Last reviewed: June 2018
American playwright, screenwriter, and memoirist.
June 20, 1905
New Orleans, Louisiana
June 30, 1984
Martha's Vineyard, Massachusetts
Lillian Hellman was one of the five or six most important American playwrights in the first half of the twentieth century. Her influential memoirs, which were written at the end of her career in the theater, have enhanced her stature in the history of American literature. In her plays as well as her memoirs, she draws upon her family background and her early years in the South. Hellman’s father had failed in business when she was five years old, and the family thereupon moved to New York City, where Hellman’s mother’s family, the Newhouses, had banking and commercial interests. For part of each year, the Hellmans returned to New Orleans, and young Lillian was thus exposed to very different influences: the racial injustice and leisurely pace of the South and the urban grittiness and sophistication of the North. These contrary environments set up enormous conflicts in the strong-willed only child, who alternately identified with and condemned her mother’s rich family. They projected a dynamism and ambition the young child admired, but she envied and deplored their ruthless competitiveness. Lillian Hellman
Hellman’s first produced play, The Children’s Hour, was an enormous success. It is characteristic of her melodramatic penchant for presenting sharply drawn characters who come into conflict over basic issues of good and evil. Always acutely sensitive to society’s victimization of individuals, Hellman crafted a play about two teachers, close friends, who are maliciously accused of being lesbians by one of their pupils, a selfish spoiled child who is taking her revenge upon them because she was not allowed to have her way. Hellman’s second play, Days to Come, was a failure on Broadway—primarily because she failed to fuse its domestic plot (the story of a factory owner and his estranged wife) with the political theme of a labor strike. The playwright’s attempt to comment on society while developing convincing, fully realized characters resulted in what many critics feel is her greatest play, The Little Foxes, which draws directly upon her rapacious relatives, called the Hubbards in the play. They are, indeed, sly devious foxes who would sell out the South to a northern factory owner, crush its agrarian traditions, and make money not only from others but also from each other as they jockey for positions of dominance. It is a savagely funny, ironic play, in which the playwright at the same time depicts the greedy Hubbards as refreshingly free of pretense and sentimentality.
During the 1940s and early 1950s, Hellman was at her peak as a playwright. Her war plays, Watch on the Rhine and The Searching Wind, were enormous successes. Although some critics believe these plays are dated, they contain considerable force as statements of individual responsibility and democratic conviction. In The Searching Wind, Hellman probes the extent to which a generation’s habits of mind and the tendency to appease evil led to war. In Watch on the Rhine, she explores through her hero, Kurt Muller, the power that even a frail, vulnerable individual can exert in awakening complacent Americans to the part they must play in a world menaced by fascism and other antidemocratic powers.
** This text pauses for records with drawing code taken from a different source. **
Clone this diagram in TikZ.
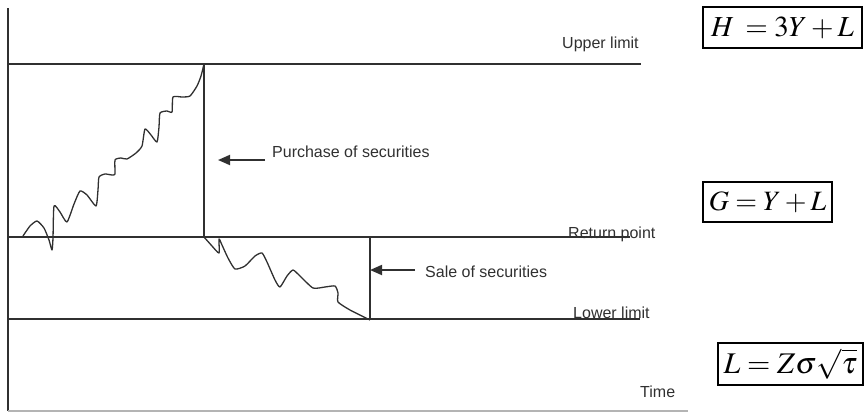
\documentclass[tikz,border=0pt]{standalone}
\usepackage{mathptmx}
\usepackage[no-math]{fontspec}
\setmainfont{Liberation Sans}
\usetikzlibrary{arrows.meta}
\definecolor{chartgray}{HTML}{303030}
\definecolor{axisgray}{HTML}{B4B4B4}

\begin{document}
\begin{tikzpicture}[
    x=1pt, y=-1pt,
    level/.style={line width=1.6pt, chartgray},
    walk/.style={line width=1.3pt, chartgray, line join=round},
    lbl/.style={inner sep=0pt, anchor=base west, text=chartgray,
                font=\fontsize{16}{19}\selectfont},
    arr/.style={-{Triangle[length=12pt, width=10pt]}, line width=1.8pt, chartgray},
    formula/.style={draw, line width=1.2pt, inner sep=0pt, minimum height=41pt},
  ]
  \useasboundingbox (0,0) rectangle (864,413);

  % ── Axes ──
  \coordinate (ytop) at (8,8);
  \coordinate (orig) at (8,411);
  \coordinate (xend) at (688,411);
  \draw[level] (ytop) -- (orig);
  \draw[line width=1.6pt, axisgray] (orig) -- (xend);

  % ── Limits ──
  \coordinate (upL) at (8,64);    \coordinate (upR) at (641,64);
  \coordinate (retL) at (8,237);  \coordinate (retR) at (630,237);
  \coordinate (lowL) at (8,319);  \coordinate (lowR) at (640,319);
  \draw[level] (upL) -- (upR);
  \draw[level] (retL) -- (retR);
  \draw[level] (lowL) -- (lowR);

  \node[lbl] (upper) at (562,48) {Upper limit};
  \node[lbl] (retpt) at (568,238) {Return point};
  \node[lbl] (lower) at (573,318) {Lower limit};
  \node[lbl] (time) at (640,397) {Time};

  % ── Cash balance, rising ──
  \draw[walk] plot[smooth, tension=0.35] coordinates {
    (23,236) (30,226) (37,221) (44,228) (49,240) (52,250) (53,238) (54,206)
    (60,212) (67,222) (74,204) (80,191) (87,195) (96,206) (98,190) (99,177)
    (105,174) (112,175) (115,174) (115,160) (121,158) (127,159) (136,153)
    (142,146) (145,129) (151,135) (157,142) (159,127) (160,113) (167,111)
    (172,112) (173,97) (182,97) (190,96) (197,86) (201,76) (204,64)};

  % ── Cash balance, falling ──
  \draw[walk] plot[smooth, tension=0.35] coordinates {
    (204,237) (212,246) (219,253) (219,239) (222,245) (228,258) (235,269)
    (245,266) (255,256) (262,253) (267,262) (275,280) (280,287) (287,276)
    (293,270) (300,276) (313,288) (325,287) (335,286) (338,293) (338,302)
    (350,310) (370,320)};

  % ── Purchase / sale ──
  \coordinate (buytop) at (204,64);  \coordinate (buybot) at (204,237);
  \coordinate (selltop) at (370,237); \coordinate (sellbot) at (370,319);
  \draw[level] (buytop) -- (buybot);
  \draw[level] (selltop) -- (sellbot);

  \node[lbl] (buy) at (272,157) {Purchase of securities};
  \coordinate (buytail) at (265,160);
  \coordinate (buytip) at (218,160);
  \draw[arr] (buytail) -- (buytip);

  \node[lbl] (sell) at (425,277) {Sale of securities};
  \coordinate (selltail) at (415,270);
  \coordinate (selltip) at (370,270);
  \draw[arr] (selltail) -- (selltip);

  % ── Formulas ──
  \node[formula, minimum width=159pt] (hform) at (782.5,27.5)
    {\fontsize{29}{34}\selectfont $H\mkern3mu = 3Y + L$};
  \node[formula, minimum width=129pt, minimum height=40pt] (gform) at (767.5,202)
    {\fontsize{28}{33}\selectfont $G = Y + L$};
  \node[formula, minimum width=145pt, minimum height=42pt] (lform) at (790.5,364)
    {\fontsize{30}{35}\selectfont $L = Z\sigma\sqrt{\tau}$};

\end{tikzpicture}
\end{document}
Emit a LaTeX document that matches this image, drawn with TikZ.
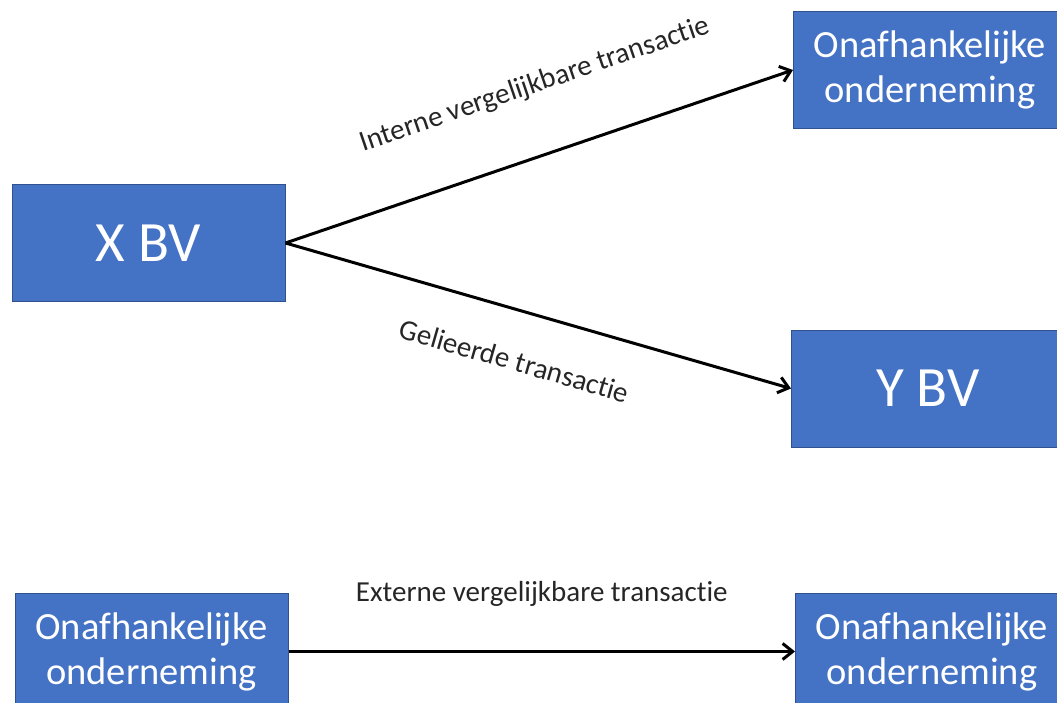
\documentclass[tikz,border=0pt]{standalone}
\usepackage{fontspec}
\setmainfont{Carlito}[Ligatures=NoCommon]
\usetikzlibrary{arrows.meta}
\definecolor{boxfill}{HTML}{4472C4}
\definecolor{boxline}{HTML}{2F528F}
\tikzset{
  entity/.style={draw=boxline, line width=1pt, fill=boxfill, text=white,
    minimum width=273pt, minimum height=117pt, inner sep=0pt, align=center},
  bigtext/.style={font=\fontsize{57}{68}\selectfont},
  midtext/.style={font=\fontsize{38.5}{45}\selectfont},
  flow/.style={line width=3pt, -{Straight Barb[length=10pt,width=16pt,line width=3pt]}},
  lbl/.style={font=\fontsize{29}{34}\selectfont, inner sep=0pt, text=black!85}
}
\begin{document}
\begin{tikzpicture}[x=1pt,y=-1pt]
\useasboundingbox (0,0) rectangle (1057,703);
\node[entity, bigtext] (x) at (148.5,243) {X BV};
\node[entity, midtext] (o1) at (930,70) {Onafhankelijke\\onderneming};
\node[entity, bigtext] (y) at (928,388.5) {Y BV};
\node[entity, midtext] (o2) at (151.5,651.5) {Onafhankelijke\\onderneming};
\node[entity, midtext] (o3) at (932,651.5) {Onafhankelijke\\onderneming};
\draw[flow] (x.east) -- (o1.west) node[lbl, pos=0.535, sloped, above=55pt] {Interne vergelijkbare transactie};
\draw[flow] (x.east) -- (y.west) node[lbl, pos=0.48, sloped, below=38pt] {Gelieerde transactie};
\draw[flow] (o2.east) -- (o3.west) node[lbl, midway, above=44pt] {Externe vergelijkbare transactie};
\end{tikzpicture}
\end{document}
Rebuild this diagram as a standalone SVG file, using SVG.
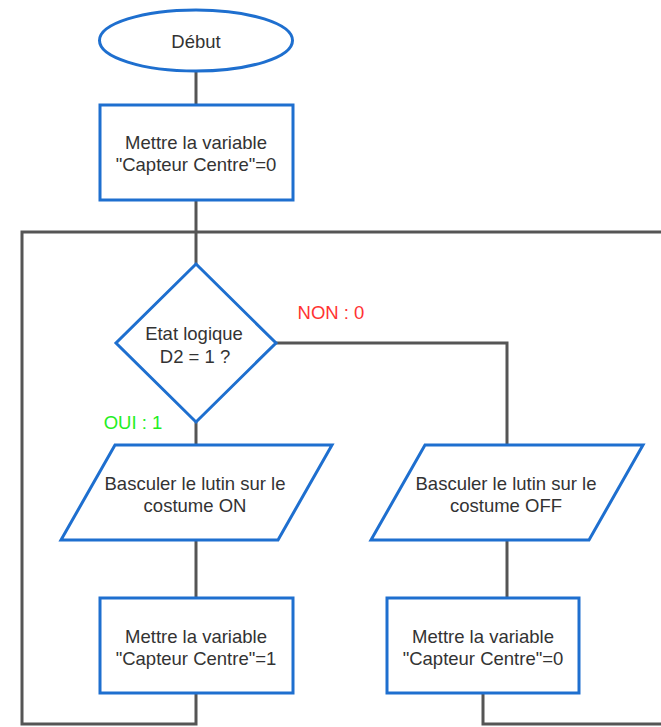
<svg xmlns="http://www.w3.org/2000/svg" width="661" height="727" viewBox="0 0 661 727">
<style>
.shape{fill:#ffffff;stroke:#1E6FCF;stroke-width:3}
.edge{fill:none;stroke:#555555;stroke-width:3}
.t{font-family:"Liberation Sans",Arial,sans-serif;font-size:18.5px;fill:#333333;text-anchor:middle}
.lbl{font-family:"Liberation Sans",Arial,sans-serif;font-size:18.5px;text-anchor:middle}
</style>
<rect width="661" height="727" fill="#ffffff"/>
<g id="connectors">
<path class="edge" d="M196,71 V105"/>
<path class="edge" d="M196,200 V264"/>
<path class="edge" d="M196,422 V445"/>
<path class="edge" d="M276,343 H507 V445"/>
<path class="edge" d="M196,540 V598"/>
<path class="edge" d="M507,540 V598"/>
<path class="edge" d="M196,693 V724 H22 V232 H664"/>
<path class="edge" d="M483,693 V724 H664"/>
</g>
<g id="start">
<ellipse class="shape" cx="196" cy="40.5" rx="96.5" ry="30.5"/>
<text class="t" x="196" y="48">Début</text>
</g>
<g id="init">
<rect class="shape" x="100" y="105" width="193" height="95"/>
<text class="t" x="196" y="149">Mettre la variable</text>
<text class="t" x="196" y="171">"Capteur Centre"=0</text>
</g>
<g id="decision">
<polygon class="shape" points="196,264 276,343 196,422 116,343"/>
<text class="t" x="194" y="339.5">Etat logique</text>
<text class="t" x="195" y="362.5">D2 = 1 ?</text>
</g>
<g id="label-non">
<text class="lbl" x="331" y="319" fill="#FF3333">NON : 0</text>
</g>
<g id="label-oui">
<text class="lbl" x="133" y="429" fill="#22EE22">OUI : 1</text>
</g>
<g id="costume-on">
<polygon class="shape" points="115,445 332,445 278,540 61,540"/>
<text class="t" x="195" y="490">Basculer le lutin sur le</text>
<text class="t" x="195" y="512">costume ON</text>
</g>
<g id="costume-off">
<polygon class="shape" points="425,445 643,445 589,540 371,540"/>
<text class="t" x="506" y="490">Basculer le lutin sur le</text>
<text class="t" x="506" y="512">costume OFF</text>
</g>
<g id="set1">
<rect class="shape" x="100" y="598" width="193" height="95"/>
<text class="t" x="196" y="642.5">Mettre la variable</text>
<text class="t" x="196" y="665">"Capteur Centre"=1</text>
</g>
<g id="set0">
<rect class="shape" x="387" y="598" width="192" height="95"/>
<text class="t" x="483" y="642.5">Mettre la variable</text>
<text class="t" x="483" y="665">"Capteur Centre"=0</text>
</g>
</svg>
In The Autumn Garden and Toys in the Attic, Hellman returns to the South and to the backgrounds of her youth. These mature plays, with their reflections on middle age, provide a transition to her deftly written memoirs, which concentrate not on her career but on the shaping of her character—a process she regarded as incomplete. The very title of her first memoir, An Unfinished Woman, suggests that for her the act of writing memoirs was an acknowledgment as much of what she failed to understand as of what she achieved. Indeed, as several reviewers remarked, she had little to say about her life in the theater, about her vision of drama, or about her career as a screenwriter in Hollywood. Instead, she offered her readers vivid anecdotes drawn from her childhood in New Orleans and New York, her years of living with the detective story writer Dashiell Hammett, and her political activities and travels. What matters most, Hellman’s memoirs imply, is her sense of herself as a personality. It is her foibles, her terrible anger, her puzzlement at other people’s behavior—such as that of her eccentric friend, Arthur Cowan—and her own contradictory actions that stock her memoirs with enormously entertaining episodes.
Because of the controversy that surrounded Hellman’s politics, including charges that she was an apologist for Joseph Stalin’s Soviet Union, much of her work has been attacked. Her memoirs won for her new generations of readers—many of whom did not know her plays—even as they gained new enemies for her who disparaged the veracity of what she had written. Yet such controversies cannot diminish her significant place in the American theater. Indeed, her best plays continue to be produced and her work continues to attract the serious attention of theater scholars and critics.
Hellman received numerous awards and honors throughout her career. These included the Academy of Arts and Letters gold medal for distinguished achievement in theater, a National Book Award (for An Unfinished Woman), and New York Drama Critics Circle awards. Hellman died on June 30, 1984, on Martha's Vineyard in Massachusetts. She was seventy-nine years old.